Plants Growing In Temperate Grasslands
Grasslands can be split into two types of biomes. These are referred to as temperate grasslands or tropical grasslands. Temperate grasslands can be found in various countries all over the world. Some examples of temperate grasslands include: plains and prairies in central North America, the puszta in Hungary, the downs of New Zealand and Australia, pampas in Argentina and the steppes of Russia. Though their locations vary widely, temperate grasslands tend to take one of two forms. Either they are wet and humid, producing tall grasses prairies, or they are found in areas that have extreme temperature ranges, and have hot summers and cold winters. These regions are populated by dry short grasses. Temperate grasslands get roughly 10 – 30 inches of rain per year and have a high density of wildflower. Some of the common varieties include, buffalo grass, cacti, sagebrush, blazing stars, goldenrods, asters, milkweed, lupines, purple coneflower, clovers and sunflowers.

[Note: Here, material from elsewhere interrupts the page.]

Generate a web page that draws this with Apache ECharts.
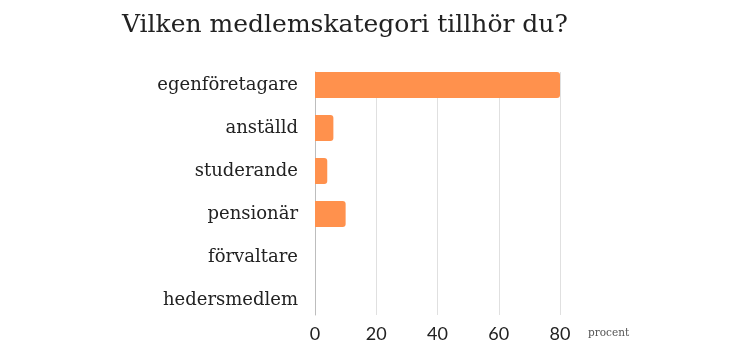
<!DOCTYPE html>
<html>
<head>
<meta charset="utf-8">
<script src="https://cdn.jsdelivr.net/npm/echarts@6/dist/echarts.min.js"></script>
<style>html,body{margin:0;padding:0;background:#fff;}#c{width:750px;height:355px;}</style>
</head>
<body>
<div id="c"></div>
<script>
const titleText = 'Vilken medlemskategori tillhör du?';
const categories = ['egenföretagare', 'anställd', 'studerande', 'pensionär', 'förvaltare', 'hedersmedlem'];
const values = [80, 6, 4, 10, 0, 0];
const xTicks = [0, 20, 40, 60, 80];
const axisName = 'procent';

const serif = '"DejaVu Serif", serif';
const chart = echarts.init(document.getElementById('c'), null, {renderer: 'canvas'});
chart.setOption({
  animation: false,
  backgroundColor: '#fff',
  title: {
    text: titleText,
    left: 117, top: 8,
    textStyle: {fontFamily: serif, fontWeight: 'normal', fontSize: 25, color: '#222'}
  },
  grid: [
    {left: 315, right: 190, top: 63.5, height: 258, outerBoundsMode: 'none', containLabel: false},
    {left: 315, right: 190, top: 72, height: 243, outerBoundsMode: 'none', containLabel: false}
  ],
  xAxis: [
    {
      gridIndex: 0, type: 'value', min: xTicks[0], max: xTicks[xTicks.length - 1], interval: 20,
      axisLine: {show: false}, axisTick: {show: false}, splitLine: {show: false},
      axisLabel: {margin: 4, fontFamily: 'Lato, sans-serif', fontSize: 18, color: '#222'},
      name: axisName, nameLocation: 'end', nameGap: 28,
      nameTextStyle: {fontFamily: serif, fontSize: 10.5, color: '#555', verticalAlign: 'top', padding: [6, 0, 0, 0]}
    },
    {
      gridIndex: 1, type: 'value', min: xTicks[0], max: xTicks[xTicks.length - 1], interval: 20,
      axisLine: {show: false}, axisTick: {show: false}, axisLabel: {show: false},
      splitLine: {show: true, lineStyle: {color: '#e0e0e0', width: 1}}
    }
  ],
  yAxis: [
    {
      gridIndex: 0, type: 'category', data: categories, inverse: true,
      axisLine: {show: false}, axisTick: {show: false},
      axisLabel: {margin: 17, fontFamily: serif, fontSize: 18, color: '#222'}
    },
    {
      gridIndex: 1, type: 'category', data: categories, inverse: true,
      axisLine: {show: true, lineStyle: {color: '#bdbdbd', width: 1}},
      axisTick: {show: false}, axisLabel: {show: false}, splitLine: {show: false}
    }
  ],
  series: [{
    type: 'bar', xAxisIndex: 0, yAxisIndex: 0, data: values, barWidth: 26, z: 5,
    itemStyle: {color: '#ff914d', borderRadius: [0, 3, 3, 0]}
  }]
});
</script>
</body>
</html>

Plants Growing In Tropical Grasslands
Tropical grasslands, on the other hand, have a higher average precipitation level, ranging between 20 and 50 inches per annum. Because tropical grasslands do not go through cold periods like other regions, but instead growth and dormant periods, they tend to have more tree life than other grasslands. These trees still differ from boreal or rain forests, as the trees have to withstand harsh droughts and fires, porous soil, and infertile conditions. Also due to the abundance of grazing animals, these trees have developed deep roots, thick bark and harsh sap to deter animals. Some of the tree species common in tropical grasslands include: baobab trees, maketti trees, jackalberry trees, whistling thorn, candelabra trees, umbrella thorn acacia, kangaroo paw trees, river bushwillow and black chokeberry. Tropical grasslands also have very large grazing and herd animals, like elephants, antelope and wildebeasts. Because of this, and the harsh dry seasons, a number of tall hearty grass species have developed in the region including: Bermuda grass, elephant grass, blue fescue, feather grass, Rhodes grass, red oats grass and lemon grass.
Effects Of Climate Change On Grassland Vegetation
Due to their low precipitation levels, grasslands are very vulnerable to climate change. Extreme changes to temperature or rainfall can have devastating effects on the regional vegetation, and as a result, the wildlife in the area. These bioregions have seen temperature changes of all kinds, including increased seasonal and annual temperatures. Climate change has also affected minimum and maximum temperatures in many areas, meaning the grasslands experience harsher hot or dry seasons, and colder, harsher winters. Changes to precipitation pattern have also been increasing globally. While many regions are experiencing droughts and fires, such as in Australia, other biomes have had increased rains and flooding. These changes not only effect the vegetation, but also the wildlife in the region. Western North America has been greatly impacted by climate change and grasslands in these areas have had increased levels of drought and fire. These arid and semi-arid regions have shown increases in invasive species such as cheatgrass, which grows very quickly in dry climates, and is highly flammable. This has led to an increase in fire frequency and distribution across much of the western United States and Canada. Other effects of decreased precipitation can be seen in other areas worldwide. A lack of water can mean no breeding grounds for waterfowl, or dryer conditions can allow predators access to areas they otherwise would not hunt in such as has been observed in African savannahs. In this way, climate changes can greatly disrupt biomes, and offset the delicate balance of a given ecosystem.
Effects Of Human Activities On Grassland Habitats
In addition to climate changes, grasslands are also one of the most popular areas for human development. This is mainly due to the fact that the flat land is much easier to clear than a forested area. Because of this, grasslands are often cleared and repurposed for agricultural uses. This has happened in abundance in prairie areas, such as in North America, where natural grasslands have been replaced with crop fields. Only 2% of natural grasslands still exist in North America, with the rest being repurposed for development or agriculture. In many areas even natural grasslands are at risk from existing agricultural systems. Australia has an abundance of cattle farms, and many of these farms allow their cattle to roam free, eating natural grasslands. While free range farming can be much more sustainable than other options, this can still have a devastating effect on grasslands that would not naturally see such heavy traffic from grazing animals which can decimate grass populations.